12 Mart'ta gerçekleşen bu toplantıya tepki olarak, İran
Dışişleri Bakanlığı Uluslararası Barış ve Güvenlik Genel Müdürü Muhammed
Hasan-Nejad Pirkuhi, İngiltere, Fransa ve Almanya büyükelçilerini bakanlığa
davet etti. Toplantıya Fransa ve Almanya’nın büyükelçileri ile İngiltere’nin
maslahatgüzarı katıldı.
Görüşmede İranlı yetkili, bu üç ülkenin sorumsuz ve
kışkırtıcı tutumuna ilişkin İran’ın sert tepkisini ileterek şu noktaları
vurguladı:
- İran’ın barışçıl nükleer programı, Nükleer Silahların
Yayılmasının Önlenmesi Antlaşması (NPT) ve koruma tedbirleri anlaşmasına
tamamen uygundur. İran’ın nükleer faaliyetleri, tek taraflı ve yasa dışı
yaptırımların kaldırılması karşılığında gönüllü güven artırıcı adımlar içeren
Kapsamlı Ortak Eylem Planı’na (KOEP – JCPOA) da aykırı değildir. KOEP’e göre,
diğer tarafların yükümlülüklerini yerine getirmemesi durumunda İran’ın da
taahhütlerini kısmen veya tamamen askıya alma hakkı bulunmaktadır.
- BMGK’de İran’ın nükleer programına ilişkin kapalı bir
oturum düzenlenmesi, teknik ve hukuki açıdan gerekçesizdir. Bu adım, ABD’nin
tek taraflı ve gerilim yaratan politikalarının bir parçası olup kışkırtıcı bir
girişim olarak değerlendirilmektedir.
- Üç Avrupa ülkesinin, ABD’nin BMGK toplantısı talebine
boyun eğmesi, Washington’un 2018 yılında KOEP’ten tek taraflı ve yasa dışı
çekilerek 2231 sayılı BM Güvenlik Konseyi kararını açıkça ihlal etmesine
rağmen, onun yanında yer aldıklarını göstermektedir.

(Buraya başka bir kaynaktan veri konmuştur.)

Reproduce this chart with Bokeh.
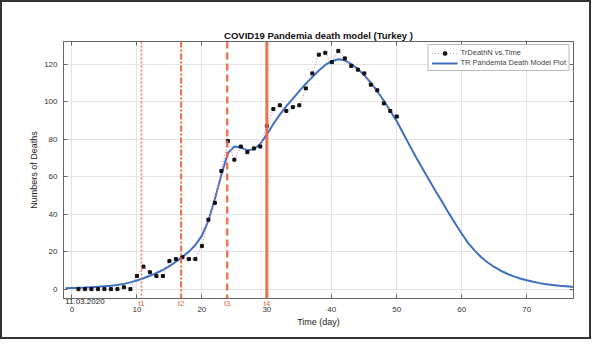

- Uluslararası Atom Enerjisi Ajansı’nın (UAEA) Yönetim
Kurulu toplantısının sadece birkaç gün önce düzenlenmiş ve ülkelerin İran’ın
nükleer programı hakkındaki görüşlerini belirtmiş olması göz önüne alındığında,
BMGK’de ayrı bir toplantı yapılması teknik misyonun itibarını zedeleyen zararlı
bir müdahale olarak görülmektedir. Bu adım, İran ve UAEA arasındaki olağan iş
birliği sürecine zarar verebilir.
Toplantıda, üç Avrupa ülkesinin temsilcileri, İran’ın
tepkisini kendi başkentlerine ileteceklerini ifade etti.